Entries with chart source code:

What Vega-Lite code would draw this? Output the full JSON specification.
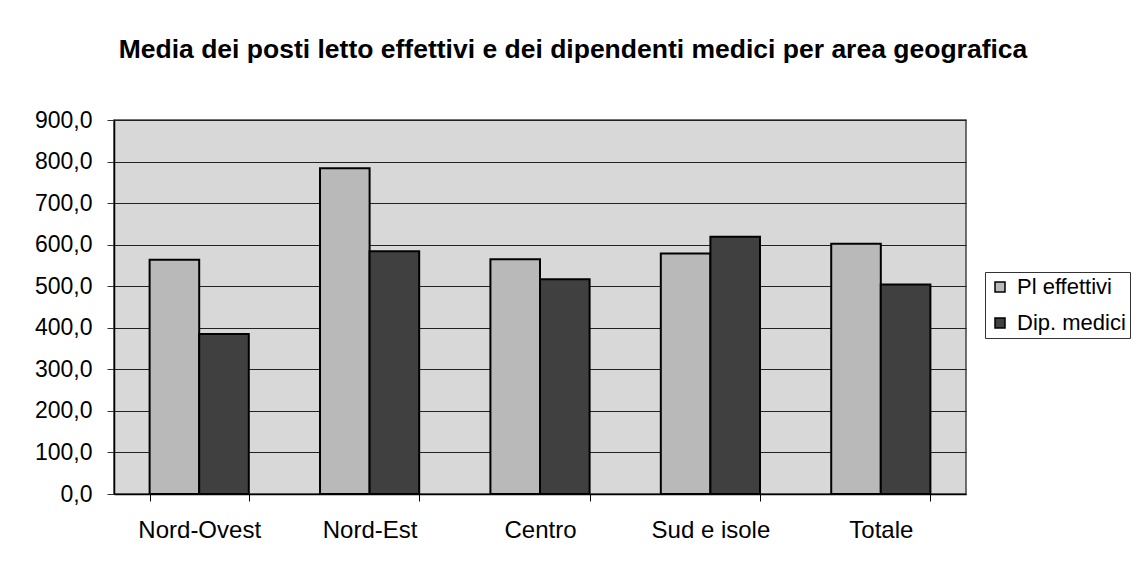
{
  "$schema": "https://vega.github.io/schema/vega-lite/v6.json",
  "width": 852,
  "height": 374,
  "autosize": {"type": "none"},
  "padding": {"left": 114, "top": 120, "right": 178, "bottom": 73},
  "background": "white",
  "config": {
    "locale": {"number": {"decimal": ",", "thousands": ".", "grouping": [3], "currency": ["€", ""]}},
    "font": "Liberation Sans",
    "view": {"fill": "#d8d8d8", "stroke": "#444444", "strokeWidth": 1.5}
  },
  "title": {
    "text": "Media dei posti letto effettivi e dei dipendenti medici per area geografica",
    "font": "Liberation Sans",
    "fontSize": 26.5,
    "fontWeight": "bold",
    "color": "black",
    "anchor": "middle",
    "frame": "group",
    "dx": 33,
    "offset": 46
  },
  "data": {
    "values": [
      {"area": "Nord-Ovest", "serie": "Pl effettivi", "valore": 564},
      {"area": "Nord-Ovest", "serie": "Dip. medici", "valore": 385},
      {"area": "Nord-Est", "serie": "Pl effettivi", "valore": 784},
      {"area": "Nord-Est", "serie": "Dip. medici", "valore": 584},
      {"area": "Centro", "serie": "Pl effettivi", "valore": 565},
      {"area": "Centro", "serie": "Dip. medici", "valore": 517},
      {"area": "Sud e isole", "serie": "Pl effettivi", "valore": 579},
      {"area": "Sud e isole", "serie": "Dip. medici", "valore": 619},
      {"area": "Totale", "serie": "Pl effettivi", "valore": 602},
      {"area": "Totale", "serie": "Dip. medici", "valore": 504}
    ]
  },
  "mark": {"type": "bar", "stroke": "black", "strokeWidth": 2, "strokeJoin": "miter"},
  "encoding": {
    "x": {
      "field": "area",
      "type": "nominal",
      "sort": ["Nord-Ovest", "Nord-Est", "Centro", "Sud e isole", "Totale"],
      "scale": {"paddingInner": 0.418, "paddingOuter": 0.209},
      "axis": {
        "title": null,
        "labelAngle": 0,
        "labelFont": "Liberation Sans",
        "labelFontSize": 24,
        "labelColor": "black",
        "labelPadding": 17,
        "tickBand": "extent",
        "tickSize": 7,
        "tickColor": "black",
        "domainColor": "black",
        "domainWidth": 1.5,
        "grid": false
      }
    },
    "xOffset": {
      "field": "serie",
      "type": "nominal",
      "sort": ["Pl effettivi", "Dip. medici"],
      "scale": {"paddingInner": 0, "paddingOuter": 0}
    },
    "y": {
      "field": "valore",
      "type": "quantitative",
      "scale": {"domain": [0, 900], "nice": false},
      "axis": {
        "title": null,
        "values": [0, 100, 200, 300, 400, 500, 600, 700, 800, 900],
        "format": ".1f",
        "labelFont": "Liberation Sans",
        "labelFontSize": 23,
        "labelColor": "black",
        "labelPadding": 15,
        "tickSize": 7,
        "tickColor": "#333333",
        "domainColor": "black",
        "domainWidth": 1.5,
        "grid": true,
        "gridColor": "#222222",
        "gridWidth": 1,
        "gridOpacity": 1
      }
    },
    "color": {
      "field": "serie",
      "type": "nominal",
      "sort": ["Pl effettivi", "Dip. medici"],
      "scale": {"domain": ["Pl effettivi", "Dip. medici"], "range": ["#b9b9b9", "#404040"]},
      "legend": {
        "title": null,
        "orient": "none",
        "legendX": 871,
        "legendY": 152,
        "symbolType": "square",
        "symbolSize": 100,
        "symbolStrokeColor": "black",
        "symbolStrokeWidth": 1.5,
        "labelFont": "Liberation Sans",
        "labelFontSize": 22,
        "labelColor": "black",
        "labelOffset": 6,
        "rowPadding": 14,
        "strokeColor": "#333333",
        "padding": 4,
        "fillColor": "white"
      }
    }
  }
}
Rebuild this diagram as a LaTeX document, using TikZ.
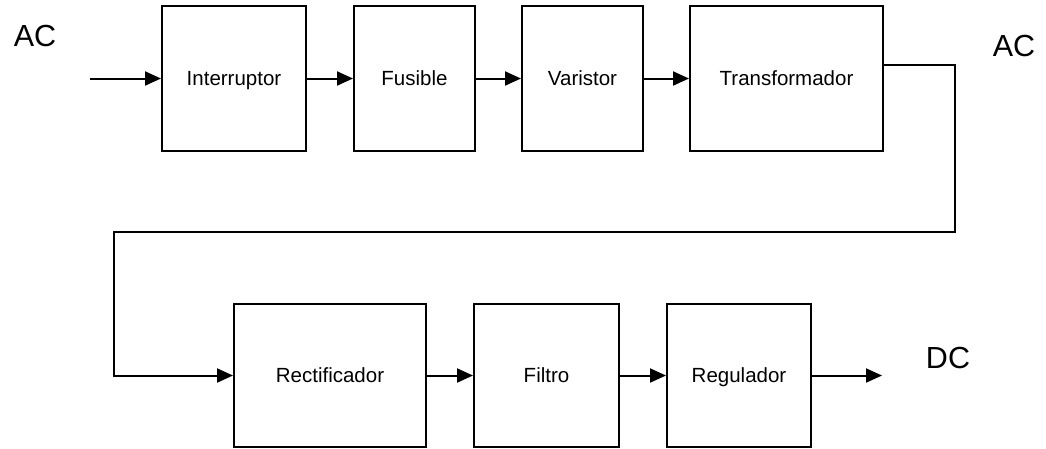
\documentclass[tikz,border=0pt]{standalone}
\usepackage{fontspec}
\setmainfont{Liberation Sans}
\usetikzlibrary{arrows.meta}
\begin{document}
\begin{tikzpicture}[x=1pt,y=-1pt,
  block/.style={draw,line width=2pt,inner sep=0pt,
    text height=19pt,text depth=4.3pt,
    font=\fontsize{20.5}{24}\selectfont},
  topblock/.style={block,minimum height=145pt},
  botblock/.style={block,minimum height=143pt},
  link/.style={line width=2pt,-{Triangle[length=16pt,width=14pt]}},
  bigtext/.style={font=\fontsize{30.5}{34}\selectfont,inner sep=0pt}]
\useasboundingbox (0,0) rectangle (1046,448);
% first stage: mains side
\node[topblock,minimum width=144pt] (intr) at (234,78.5) {Interruptor};
\node[topblock,minimum width=121pt] (fus) at (414.5,78.5) {Fusible};
\node[topblock,minimum width=121pt] (var) at (582.5,78.5) {Varistor};
\node[topblock,minimum width=193pt] (tra) at (786.5,78.5) {Transformador};
% second stage: DC side
\node[botblock,minimum width=192pt] (rec) at (330,375.5) {Rectificador};
\node[botblock,minimum width=145pt] (fil) at (546.5,375.5) {Filtro};
\node[botblock,minimum width=144pt] (reg) at (739,375.5) {Regulador};
% labels
\node[bigtext] (acin) at (35,36) {AC};
\node[bigtext] (acout) at (1014,46) {AC};
\node[bigtext] (dc) at (948,358) {DC};
% free ends and bends
\coordinate (in) at (90,78.5);
\coordinate (out) at (882,375.5);
\coordinate (c1) at (955,232);
\coordinate (c2) at (114,232);
% connectors
\draw[link] (in) -- (intr.west);
\draw[link] (intr) -- (fus);
\draw[link] (fus) -- (var);
\draw[link] (var) -- (tra);
\draw[link] ([yshift=14pt]tra.east) -| (c1) -- (c2) |- (rec.west);
\draw[link] (rec) -- (fil);
\draw[link] (fil) -- (reg);
\draw[link] (reg.east) -- (out);
\end{tikzpicture}
\end{document}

Written instruction:
Which lines hold the word "this"? Copy each of them from the records.

Exercise response:
What Vega-Lite code would draw this? Output the full JSON specification.
Rebuild this diagram as a LaTeX document, using TikZ.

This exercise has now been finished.